Sorry, when I mentioned the SQ-1, I didn’t necessarily mean I was using it as a sequencer— I saw the problem even in “Step Jump” mode, which basically transforms the SQ-1 into a keyboard with sixteen keys.

I tested just now (on git 10a981bf) with a Korg microKEY Air, so a bog-standard USB keyboard. Testing with my AndiSaw4 patch, if I just sit there and play scales a little under half the notes seem to be missing. It didn’t seem like “lots of MIDI”. It seemed like the problem was triggering with as few as six or seven notes over a period of four to five seconds. I can also test with the YM2413 synth patch (which is polyphonic) in which case I see something more insidious: NOTE OFF messages are frequently dropped, so after hitting random keys for ten seconds or so there is a drone of three continuous notes that never turn off. I could try to record a video if it helps.

I would be happy to test with your “monster” branch (especially if I can get the safety bootloader installed first… :slight_smile: ). Which commit would be most useful for me to test? 45bf2e2?

instead of having to run STM32CubeMX to generate the library code for each subproject, how about we just bung a recent version of the libraries in a shared directory?

In my opinion, running STM32CubeMX was one of the least onerous parts of the firmware installation process. The hardest part of the entire build actually was that the cube-update.sh step was not not documented and I had to find out about it here. I am sure removing the STM32CubeMX step would make it easier in general but it wouldn’t really make a difference to me.

Here is a question: are the libraries large? Storing libraries in git can get unpleasant, over time. Maybe you could put the libraries in a zip file or something and add a script that automatically downloads the correct version for whatever project the user is trying to install and unpacks it.

I did write up a tutorial on how to do the build from scratch on Windows.

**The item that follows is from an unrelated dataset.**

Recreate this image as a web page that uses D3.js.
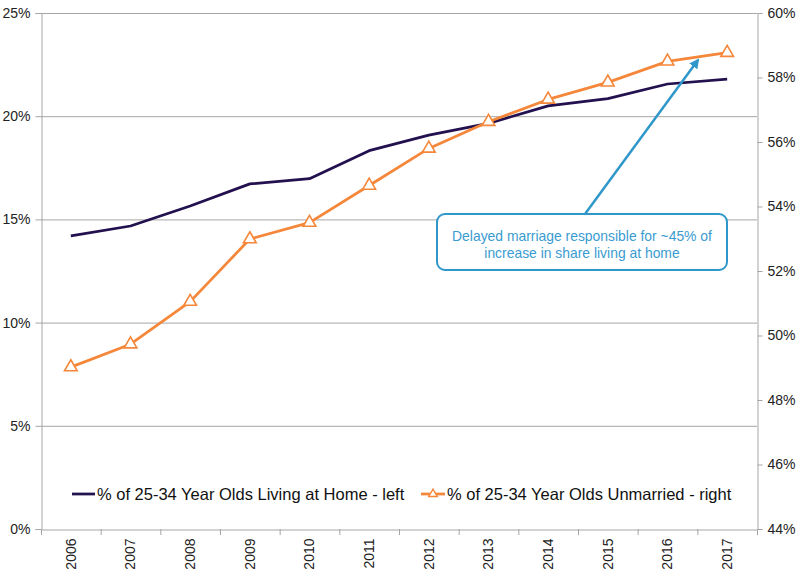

I will try to submit that soon, perhaps this week.


Incidentally, I have been listening to “YM2413 Synth” for about five or six minutes now with seven random notes held down infinitely because of the NOTE OFF breakage. It is actually very pleasant once you set some operators. Maybe “break notes off” should be a firmware option :stuck_out_tongue:

I don’t think that SQ-1 would be sending too much MIDI data, so maybe we’re looking at the wrong issue here. Neither should a keyboard played manually do.

Also, Martin mentioned that MIDI receive runs in main thread (that deals with display), but actually it’s transmit that goes there:

Receive runs in audio loop, so should be running every 1.33 ms : OpenWare/ProgramManager.cpp at develop · pingdynasty/OpenWare · GitHub

Now, in case of the first patch - it won’t correctly handle processing multiple messages that arrive at once. The callback would be called multiple times, so all but the last note that arrives would be “lost” because patch would do nothing with them. Which doesn’t mean that there’s no MIDI issues in OpenWare, but in this case the patch itself has bugs. So we can’t distinguish those issues.

Martin’s patch looks like it handles MIDI note state properly. It would still have stuck notes if MIDI data arrives out of order (note off before note on). A good test for this would be to count how much note on and off events have arrived. If they differ when nothing is pressed, then this could be considered a confirmation that MIDI data is lost.